“The nonmagnetic and the repel condition didn’t seem to differ from one another at all,” he said.
So in their next experiment, this one with 150 students, the researchers included only blocks with magnets that attracted, and nonmagnetized blocks. The people who played with the magnetized blocks again reported greater levels of attraction, satisfaction and commitment in their relationships than those who played with nonmagnetized blocks, the researchers said in their article, published May 26 in the open-access journal PLOS ONE.
Although the effects of the magnets on people’s levels of attraction and intimacy were larger than in the first experiment, the effects on people’s satisfaction and commitment were smaller, the researchers found. The reason for those smaller effects may have been that the second experiment took place later in the semester, and more students who originally reported being in relationships had broken up, the researchers wrote.
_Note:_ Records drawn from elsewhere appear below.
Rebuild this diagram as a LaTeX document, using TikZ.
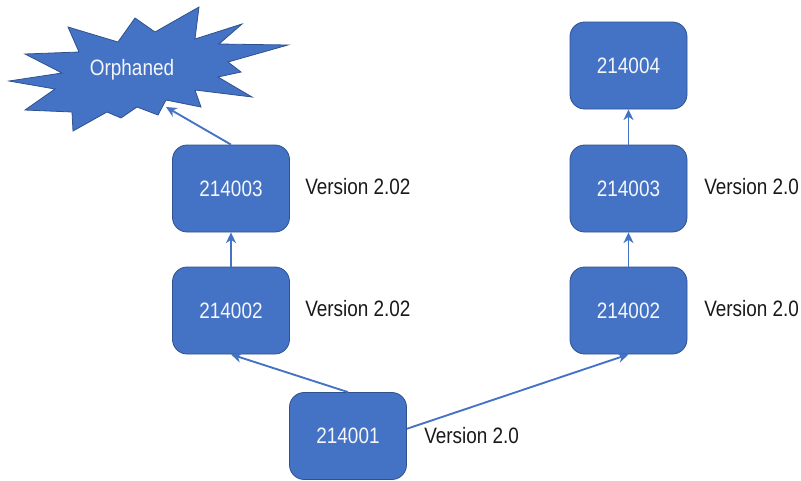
\documentclass[tikz,border=0pt]{standalone}
\usepackage{fontspec}
\setmainfont[FakeStretch=0.85]{Liberation Sans}
\usetikzlibrary{arrows.meta}
\definecolor{boxblue}{HTML}{4472C4}
\definecolor{boxedge}{HTML}{2F528F}
\definecolor{boxtext}{HTML}{F4F6FB}
\begin{document}
\begin{tikzpicture}[x=0.75pt,y=-0.75pt,
  stepbox/.style={draw=boxedge,line width=0.6pt,fill=boxblue,rounded corners=11pt,
    minimum width=87.75pt,minimum height=65.25pt,inner sep=0pt,
    text=boxtext,font=\fontsize{16.7pt}{19pt}\selectfont},
  verlabel/.style={anchor=west,inner sep=0pt,text=black!90,font=\fontsize{16.7pt}{19pt}\selectfont},
  link/.style={draw=boxblue,line width=1.4pt,-{Stealth[length=8pt,width=7.5pt,inset=2.5pt]}}]
\useasboundingbox (0,0) rectangle (801,480);
% starburst
\draw[draw=boxedge,line width=0.6pt,fill=boxblue,line join=miter]
 (9,81) -- (62,73) -- (25,54) -- (79,52) -- (68,27) -- (118,42) -- (135,18) -- (155,32)
 -- (199,7) -- (195,39) -- (242,24) -- (219,44) -- (288,45) -- (228,62) -- (241,72)
 -- (218,77) -- (252,97) -- (195,90) -- (201,107) -- (166,100) -- (158,115) -- (137,107)
 -- (121,118) -- (107,112) -- (73,131) -- (72,112) -- (25,110) -- (55,89) -- cycle;
\node[text=boxtext,inner sep=0pt,font=\fontsize{16.7pt}{19pt}\selectfont] (orph) at (132,70) {Orphaned};
\coordinate (orphtip) at (166,107);
% boxes
\node[stepbox] (L3) at (231,188.5) {214003};
\node[stepbox] (L2) at (231,310.5) {214002};
\node[stepbox] (B1) at (348,436) {214001};
\node[stepbox] (R2) at (628.5,310.5) {214002};
\node[stepbox] (R3) at (628.5,188.5) {214003};
\node[stepbox] (R4) at (628.5,65.5) {214004};
% labels
\node[verlabel] (vL3) at (305,187) {Version 2.02};
\node[verlabel] (vL2) at (305,309) {Version 2.02};
\node[verlabel] (vR3) at (704,187) {Version 2.0};
\node[verlabel] (vR2) at (704,309) {Version 2.0};
\node[verlabel] (vB1) at (424,436) {Version 2.0};
% connectors
\draw[link] (B1.north) -- (L2.south);
\draw[link] (B1.7) -- (R2.south);
\draw[link] (L2.north) -- (L3.south);
\draw[link] (R2.north) -- (R3.south);
\draw[link] (R3.north) -- (R4.south);
\draw[link] (L3.north) -- (orphtip);
\end{tikzpicture}
\end{document}
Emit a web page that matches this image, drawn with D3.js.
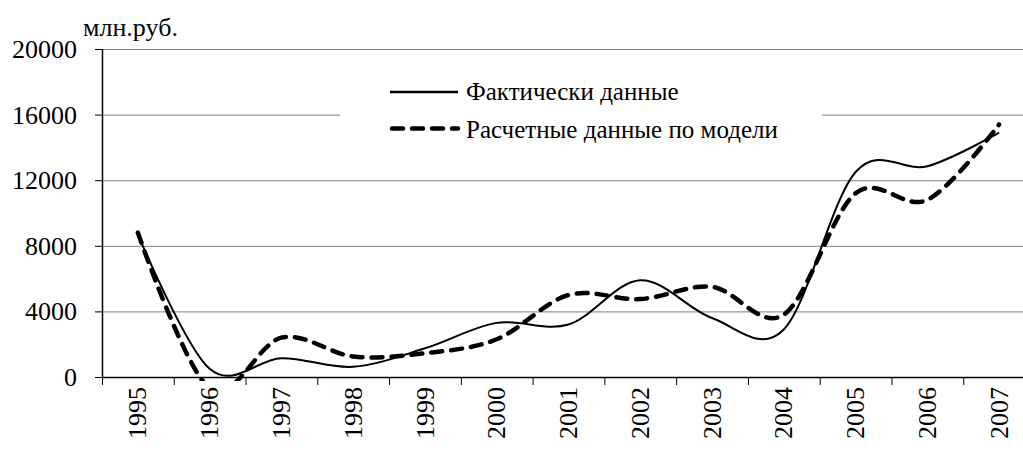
<!DOCTYPE html>
<html>
<head>
<meta charset="utf-8">
<script src="https://cdn.jsdelivr.net/npm/d3@7"></script>
<style>
  html, body { margin: 0; padding: 0; background: #fff; }
  svg { display: block; }
</style>
</head>
<body>
<svg id="chart" width="1023" height="454"></svg>
<script>
// data
const years = ["1995", "1996", "1997", "1998", "1999", "2000", "2001", "2002", "2003", "2004", "2005", "2006", "2007"];
const actual = [8700, 500, 1150, 620, 1750, 3300, 3200, 5900, 3600, 2900, 12500, 12850, 14900];
const model = [8800, -700, 2400, 1250, 1450, 2300, 5000, 4750, 5500, 3800, 11200, 10800, 15400];
const yTicks = [0, 4000, 8000, 12000, 16000, 20000];
const legendLabels = ["Фактически данные", "Расчетные данные по модели"];
const unitLabel = "млн.руб.";

const W = 1023, H = 454;
const plotLeft = 102, plotTop = 49, plotBottom = 377;
const font = "Liberation Serif";
const svg = d3.select("#chart");

const x = d3.scaleBand().domain(years).range([plotLeft, 1035]);
const y = d3.scaleLinear().domain([0, 20000]).range([plotBottom, plotTop]);

// gridlines
svg.append("g").selectAll("line").data(yTicks.filter(d => d > 0)).join("line")
  .attr("x1", plotLeft).attr("x2", W)
  .attr("y1", d => y(d) + 0.5).attr("y2", d => y(d) + 0.5)
  .attr("stroke", "#808080").attr("stroke-width", 1);

// legend box (covers the gridline)
svg.append("rect").attr("x", 340).attr("y", 62).attr("width", 482).attr("height", 86).attr("fill", "#fff");

// y axis
const yAxis = svg.append("g").attr("transform", `translate(${plotLeft},0)`)
  .call(d3.axisLeft(y).tickValues(yTicks).tickSize(7).tickPadding(18).tickFormat(d3.format("d")));
yAxis.attr("font-family", font).attr("font-size", 26);
yAxis.select(".domain").remove();
yAxis.selectAll(".tick line").attr("stroke", "#000");
yAxis.selectAll("text").attr("dy", "0.33em").attr("fill", "#000");
svg.append("line").attr("x1", plotLeft + 0.5).attr("x2", plotLeft + 0.5).attr("y1", plotTop).attr("y2", plotBottom + 1)
  .attr("stroke", "#000").attr("stroke-width", 1.5);

// x axis
svg.append("line").attr("x1", plotLeft).attr("x2", W).attr("y1", plotBottom + 0.5).attr("y2", plotBottom + 0.5)
  .attr("stroke", "#000").attr("stroke-width", 1.5);
svg.append("g").selectAll("line").data(years).join("line")
  .attr("x1", d => x(d) + 0.5).attr("x2", d => x(d) + 0.5)
  .attr("y1", plotBottom).attr("y2", plotBottom + 8)
  .attr("stroke", "#000");
svg.append("g").attr("font-family", font).attr("font-size", 26)
  .selectAll("text").data(years).join("text")
  .attr("transform", d => `translate(${x(d) + x.bandwidth() / 2},${plotBottom + 10}) rotate(-90)`)
  .attr("text-anchor", "end").attr("dy", "0.33em")
  .text(d => d);

// unit label
svg.append("text").attr("x", 83).attr("y", 36)
  .attr("font-family", font).attr("font-size", 26).text(unitLabel);

// lines
svg.append("clipPath").attr("id", "plot").append("rect")
  .attr("x", plotLeft).attr("y", 0).attr("width", W - plotLeft).attr("height", plotBottom + 4);

const line = d3.line()
  .x((d, i) => x(years[i]) + x.bandwidth() / 2)
  .y(d => y(d))
  .curve(d3.curveCatmullRom.alpha(0));

const plot = svg.append("g").attr("clip-path", "url(#plot)");
plot.append("path").datum(actual).attr("d", line)
  .attr("fill", "none").attr("stroke", "#000").attr("stroke-width", 2);
plot.append("path").datum(model).attr("d", line)
  .attr("fill", "none").attr("stroke", "#000").attr("stroke-width", 4.5)
  .attr("stroke-dasharray", "11,9").attr("stroke-linecap", "round");

// legend
const legend = svg.append("g").attr("font-family", font).attr("font-size", 25);
legend.append("line").attr("x1", 390).attr("x2", 458).attr("y1", 92).attr("y2", 92)
  .attr("stroke", "#000").attr("stroke-width", 2.5);
legend.append("line").attr("x1", 392).attr("x2", 458).attr("y1", 128.5).attr("y2", 128.5)
  .attr("stroke", "#000").attr("stroke-width", 4.5)
  .attr("stroke-dasharray", "11,9").attr("stroke-linecap", "round");
legend.selectAll("text").data(legendLabels).join("text")
  .attr("x", 466).attr("y", (d, i) => 100 + i * 37.5)
  .text(d => d);
</script>
</body>
</html>
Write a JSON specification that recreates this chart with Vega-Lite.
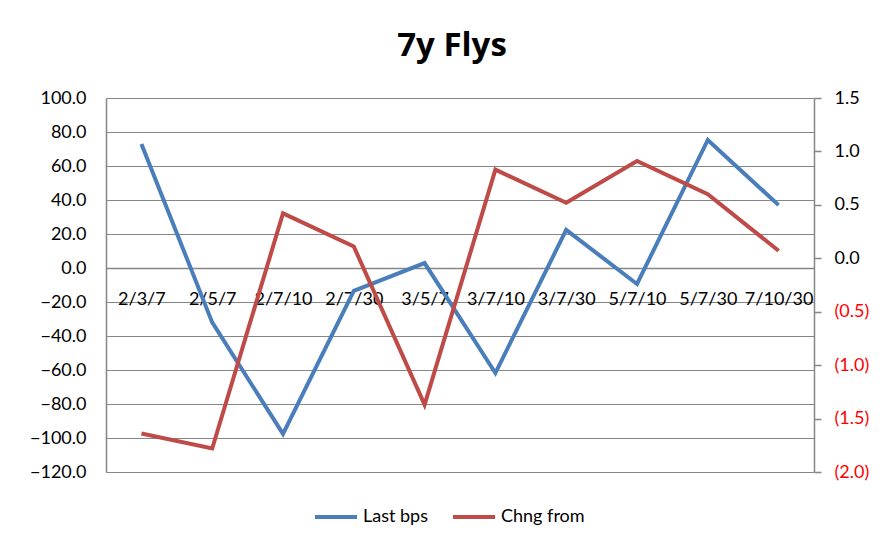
{
  "$schema": "https://vega.github.io/schema/vega-lite/v6.json",
  "width": 708,
  "height": 374,
  "autosize": {"type": "none"},
  "padding": {"left": 106, "top": 98, "right": 72, "bottom": 71},
  "background": "white",
  "config": {
    "font": "Lato",
    "view": {"stroke": null},
    "axis": {"labelFont": "Lato", "labelFontSize": 18, "labelColor": "black", "domainColor": "#868686", "gridColor": "#868686", "tickColor": "#868686", "domainWidth": 1.5, "gridWidth": 1.2, "tickWidth": 1.5}
  },
  "title": {"text": "7y Flys", "fontSize": 33, "fontWeight": "bold", "font": "Open Sans", "color": "black", "anchor": "middle", "offset": 26, "dx": -8},
  "data": {
    "values": [
      {"cat": "2/3/7", "series": "Last bps", "value": 73},
      {"cat": "2/5/7", "series": "Last bps", "value": -32},
      {"cat": "2/7/10", "series": "Last bps", "value": -97.6},
      {"cat": "2/7/30", "series": "Last bps", "value": -13.5},
      {"cat": "3/5/7", "series": "Last bps", "value": 2.9},
      {"cat": "3/7/10", "series": "Last bps", "value": -61.8},
      {"cat": "3/7/30", "series": "Last bps", "value": 22.4},
      {"cat": "5/7/10", "series": "Last bps", "value": -9.4},
      {"cat": "5/7/30", "series": "Last bps", "value": 75.3},
      {"cat": "7/10/30", "series": "Last bps", "value": 37},
      {"cat": "2/3/7", "series": "Chng from", "value": -1.64},
      {"cat": "2/5/7", "series": "Chng from", "value": -1.78},
      {"cat": "2/7/10", "series": "Chng from", "value": 0.42},
      {"cat": "2/7/30", "series": "Chng from", "value": 0.11},
      {"cat": "3/5/7", "series": "Chng from", "value": -1.37},
      {"cat": "3/7/10", "series": "Chng from", "value": 0.83},
      {"cat": "3/7/30", "series": "Chng from", "value": 0.52},
      {"cat": "5/7/10", "series": "Chng from", "value": 0.91},
      {"cat": "5/7/30", "series": "Chng from", "value": 0.6},
      {"cat": "7/10/30", "series": "Chng from", "value": 0.07}
    ]
  },
  "encoding": {
    "x": {
      "field": "cat", "type": "ordinal", "sort": null,
      "axis": {"title": null, "labelAngle": 0, "offset": -204, "ticks": false, "labelPadding": 22, "grid": false, "domain": true}
    },
    "color": {
      "field": "series", "type": "nominal",
      "scale": {"domain": ["Last bps", "Chng from"], "range": ["#4A7EBB", "#BE4B48"]},
      "legend": {"title": null, "orient": "none", "legendX": 207, "legendY": 396, "direction": "horizontal", "symbolType": "stroke", "symbolSize": 1764, "symbolStrokeWidth": 4, "labelFontSize": 18, "labelFont": "Lato", "labelColor": "black", "columnPadding": 16, "labelOffset": 4}
    }
  },
  "layer": [
    {
      "transform": [{"filter": "datum.series === 'Last bps'"}],
      "mark": {"type": "line", "strokeWidth": 4},
      "encoding": {
        "y": {
          "field": "value", "type": "quantitative",
          "scale": {"domain": [-120, 100], "nice": false, "zero": false},
          "axis": {"title": null, "orient": "left", "values": [-120, -100, -80, -60, -40, -20, 0, 20, 40, 60, 80, 100], "format": ".1f", "ticks": false, "labelPadding": 20, "grid": true, "domain": true}
        }
      }
    },
    {
      "transform": [{"filter": "datum.series === 'Chng from'"}],
      "mark": {"type": "line", "strokeWidth": 4},
      "encoding": {
        "y": {
          "field": "value", "type": "quantitative",
          "scale": {"domain": [-2, 1.5], "nice": false, "zero": false},
          "axis": {"title": null, "orient": "right", "values": [-2, -1.5, -1, -0.5, 0, 0.5, 1, 1.5], "labelExpr": "datum.value < 0 ? '(' + format(-datum.value, '.1f') + ')' : format(datum.value, '.1f')", "labelColor": {"condition": {"test": "datum.value < 0", "value": "#FF0000"}, "value": "black"}, "ticks": true, "tickSize": 7, "labelPadding": 13, "grid": false, "domain": true}
        }
      }
    }
  ],
  "resolve": {"scale": {"y": "independent"}}
}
Thus, more participants may have been remembering past relationships instead of thinking of current ones.
Words to thoughts
No one has previously studied the “love is attraction” metaphor, Christy said, though, in a similar vein, a previous study did find that people report that candy and water taste sweeter after they are primed with thoughts of love. A 2008 study found that people made to think of loneliness rate the room they are in as colder than those primed to think about being accepted.
“These studies reiterate the basic point of conceptual metaphor theory, that these metaphors that we use in language aren’t just figures of speech or ways of talking about things,” Christy said. “They actually are reflective of how we think about things, too.”